_What to do_.
Repeat only the lines below that run from the line with "Reproduce this chart with Plotly." to the line with "import plotly.graph_objects as go", ends included; skip every picture.

_Raw records_.

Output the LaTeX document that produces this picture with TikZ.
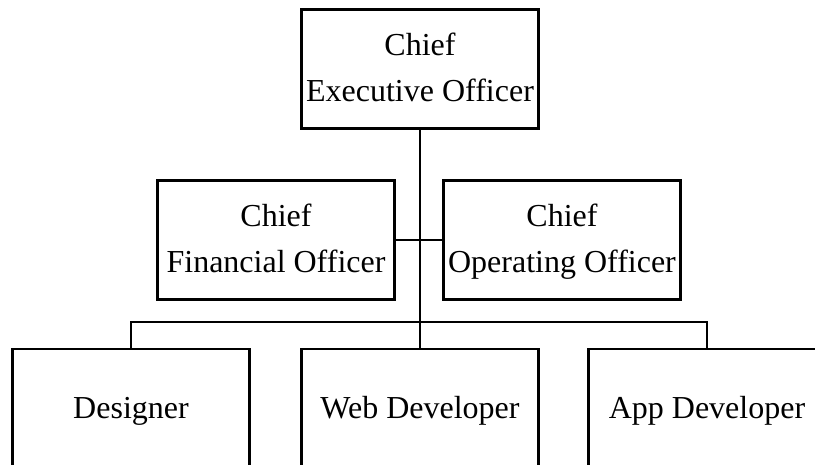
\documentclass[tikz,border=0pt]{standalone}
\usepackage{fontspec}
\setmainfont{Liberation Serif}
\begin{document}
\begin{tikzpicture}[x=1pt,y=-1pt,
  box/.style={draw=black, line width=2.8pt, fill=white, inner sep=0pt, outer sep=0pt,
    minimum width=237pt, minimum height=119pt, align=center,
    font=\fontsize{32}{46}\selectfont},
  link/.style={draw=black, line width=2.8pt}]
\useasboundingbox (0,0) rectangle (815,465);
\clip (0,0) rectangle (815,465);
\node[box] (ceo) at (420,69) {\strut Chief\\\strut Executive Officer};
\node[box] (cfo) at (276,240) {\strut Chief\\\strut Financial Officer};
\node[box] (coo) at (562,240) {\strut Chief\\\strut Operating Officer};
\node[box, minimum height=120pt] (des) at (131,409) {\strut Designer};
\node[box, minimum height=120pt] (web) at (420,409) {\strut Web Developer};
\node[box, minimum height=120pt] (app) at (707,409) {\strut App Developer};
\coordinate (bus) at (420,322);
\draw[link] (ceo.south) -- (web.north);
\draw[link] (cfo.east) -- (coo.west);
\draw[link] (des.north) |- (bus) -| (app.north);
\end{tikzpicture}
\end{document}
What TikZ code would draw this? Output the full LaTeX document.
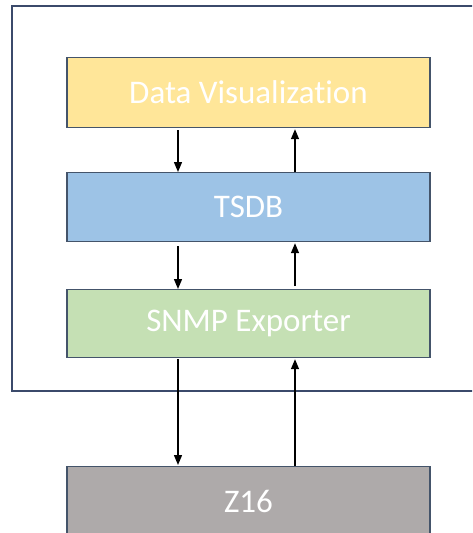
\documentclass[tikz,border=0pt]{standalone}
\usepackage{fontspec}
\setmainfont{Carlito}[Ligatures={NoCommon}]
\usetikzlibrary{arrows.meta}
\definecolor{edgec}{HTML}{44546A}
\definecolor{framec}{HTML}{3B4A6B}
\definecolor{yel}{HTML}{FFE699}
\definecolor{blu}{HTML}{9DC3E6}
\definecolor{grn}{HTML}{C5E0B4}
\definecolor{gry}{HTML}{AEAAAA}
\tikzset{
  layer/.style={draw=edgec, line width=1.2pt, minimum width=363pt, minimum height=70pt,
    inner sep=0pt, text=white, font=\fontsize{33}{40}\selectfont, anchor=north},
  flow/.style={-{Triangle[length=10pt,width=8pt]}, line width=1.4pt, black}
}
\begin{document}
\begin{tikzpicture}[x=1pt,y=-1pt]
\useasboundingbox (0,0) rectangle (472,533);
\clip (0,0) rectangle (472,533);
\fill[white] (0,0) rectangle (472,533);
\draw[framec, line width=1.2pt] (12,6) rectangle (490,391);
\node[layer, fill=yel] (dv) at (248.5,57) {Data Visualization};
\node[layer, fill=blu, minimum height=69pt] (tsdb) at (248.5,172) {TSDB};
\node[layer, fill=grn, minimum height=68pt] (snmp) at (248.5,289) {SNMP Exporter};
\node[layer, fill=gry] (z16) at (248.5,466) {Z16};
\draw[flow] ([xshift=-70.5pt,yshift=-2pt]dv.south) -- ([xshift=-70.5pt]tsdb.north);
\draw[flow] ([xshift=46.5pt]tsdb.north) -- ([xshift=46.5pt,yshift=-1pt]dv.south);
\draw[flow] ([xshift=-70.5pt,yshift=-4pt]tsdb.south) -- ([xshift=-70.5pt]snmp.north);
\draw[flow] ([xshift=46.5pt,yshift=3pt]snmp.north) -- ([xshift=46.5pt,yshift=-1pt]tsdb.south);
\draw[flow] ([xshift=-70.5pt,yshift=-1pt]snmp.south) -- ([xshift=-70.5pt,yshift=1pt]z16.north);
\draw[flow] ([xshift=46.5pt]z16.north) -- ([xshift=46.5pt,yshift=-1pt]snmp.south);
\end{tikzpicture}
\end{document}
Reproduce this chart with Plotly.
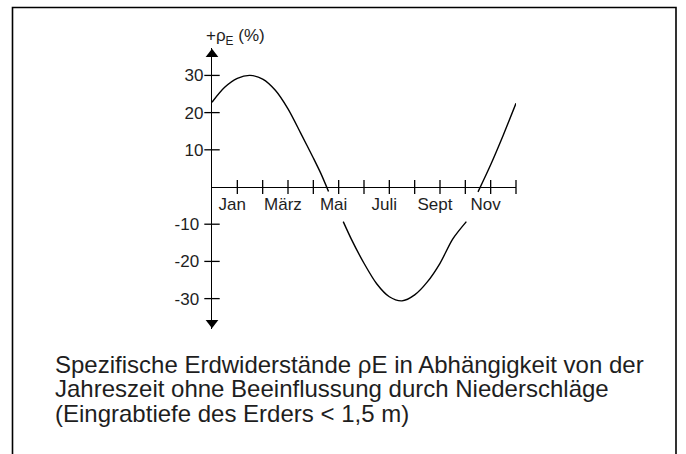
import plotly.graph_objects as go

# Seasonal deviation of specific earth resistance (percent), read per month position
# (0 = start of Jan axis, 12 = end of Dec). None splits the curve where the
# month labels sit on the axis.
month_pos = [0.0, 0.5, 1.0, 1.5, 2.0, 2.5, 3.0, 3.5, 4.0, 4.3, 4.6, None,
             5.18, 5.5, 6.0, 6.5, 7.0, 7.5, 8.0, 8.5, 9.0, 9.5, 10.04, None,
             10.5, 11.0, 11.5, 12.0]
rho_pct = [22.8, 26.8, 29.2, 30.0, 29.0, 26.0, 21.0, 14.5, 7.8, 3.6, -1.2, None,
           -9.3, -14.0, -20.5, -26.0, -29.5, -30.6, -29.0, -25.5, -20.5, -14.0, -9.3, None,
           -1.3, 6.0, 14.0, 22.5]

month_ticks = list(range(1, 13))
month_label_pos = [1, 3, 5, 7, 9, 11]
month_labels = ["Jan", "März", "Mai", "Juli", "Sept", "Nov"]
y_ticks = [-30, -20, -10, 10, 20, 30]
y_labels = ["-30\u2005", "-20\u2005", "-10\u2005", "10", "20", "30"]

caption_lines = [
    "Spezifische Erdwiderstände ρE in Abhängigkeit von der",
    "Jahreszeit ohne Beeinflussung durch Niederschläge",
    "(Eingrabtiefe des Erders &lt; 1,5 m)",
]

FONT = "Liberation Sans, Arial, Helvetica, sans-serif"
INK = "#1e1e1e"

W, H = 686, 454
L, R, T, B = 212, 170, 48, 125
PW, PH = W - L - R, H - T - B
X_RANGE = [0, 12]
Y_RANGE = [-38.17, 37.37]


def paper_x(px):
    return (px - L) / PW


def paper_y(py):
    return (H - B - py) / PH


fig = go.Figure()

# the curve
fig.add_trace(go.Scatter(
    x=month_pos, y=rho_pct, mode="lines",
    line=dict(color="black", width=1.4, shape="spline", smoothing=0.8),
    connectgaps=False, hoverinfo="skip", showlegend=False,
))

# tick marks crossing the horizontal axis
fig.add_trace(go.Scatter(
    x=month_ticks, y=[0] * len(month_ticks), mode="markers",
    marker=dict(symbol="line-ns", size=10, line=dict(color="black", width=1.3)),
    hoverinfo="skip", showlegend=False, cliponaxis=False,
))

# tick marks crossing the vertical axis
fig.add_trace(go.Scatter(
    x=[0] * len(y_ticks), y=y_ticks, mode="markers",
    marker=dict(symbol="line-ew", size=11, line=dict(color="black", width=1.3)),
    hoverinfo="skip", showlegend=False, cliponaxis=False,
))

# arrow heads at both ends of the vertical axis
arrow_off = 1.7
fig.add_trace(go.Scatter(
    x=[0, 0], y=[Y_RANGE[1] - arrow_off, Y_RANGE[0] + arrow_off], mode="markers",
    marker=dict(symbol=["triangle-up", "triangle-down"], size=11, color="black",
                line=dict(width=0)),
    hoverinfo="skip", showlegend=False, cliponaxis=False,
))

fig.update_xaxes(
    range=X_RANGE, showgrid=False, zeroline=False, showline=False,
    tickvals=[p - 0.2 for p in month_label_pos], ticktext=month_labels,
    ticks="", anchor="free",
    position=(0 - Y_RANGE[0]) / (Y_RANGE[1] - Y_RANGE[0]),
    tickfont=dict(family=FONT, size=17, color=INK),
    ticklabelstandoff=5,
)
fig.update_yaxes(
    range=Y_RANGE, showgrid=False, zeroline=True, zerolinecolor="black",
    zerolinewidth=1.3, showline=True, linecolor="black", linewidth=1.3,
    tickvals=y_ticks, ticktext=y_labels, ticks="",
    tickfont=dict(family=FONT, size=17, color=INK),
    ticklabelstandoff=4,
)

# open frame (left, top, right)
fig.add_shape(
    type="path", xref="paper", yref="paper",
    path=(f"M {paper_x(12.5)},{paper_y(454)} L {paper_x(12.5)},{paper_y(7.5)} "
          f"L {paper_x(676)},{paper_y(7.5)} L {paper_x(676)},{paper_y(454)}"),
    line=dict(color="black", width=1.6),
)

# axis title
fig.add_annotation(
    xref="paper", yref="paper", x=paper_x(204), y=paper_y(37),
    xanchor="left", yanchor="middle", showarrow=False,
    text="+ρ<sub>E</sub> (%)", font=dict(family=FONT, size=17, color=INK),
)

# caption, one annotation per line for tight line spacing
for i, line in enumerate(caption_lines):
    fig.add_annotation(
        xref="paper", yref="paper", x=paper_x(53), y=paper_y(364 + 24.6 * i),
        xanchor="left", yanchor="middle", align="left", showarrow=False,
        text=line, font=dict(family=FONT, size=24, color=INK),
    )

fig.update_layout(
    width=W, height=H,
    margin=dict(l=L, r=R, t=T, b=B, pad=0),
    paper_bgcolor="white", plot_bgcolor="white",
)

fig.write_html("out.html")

_Solution for this task_.
Reproduce this chart with Plotly.
import plotly.graph_objects as go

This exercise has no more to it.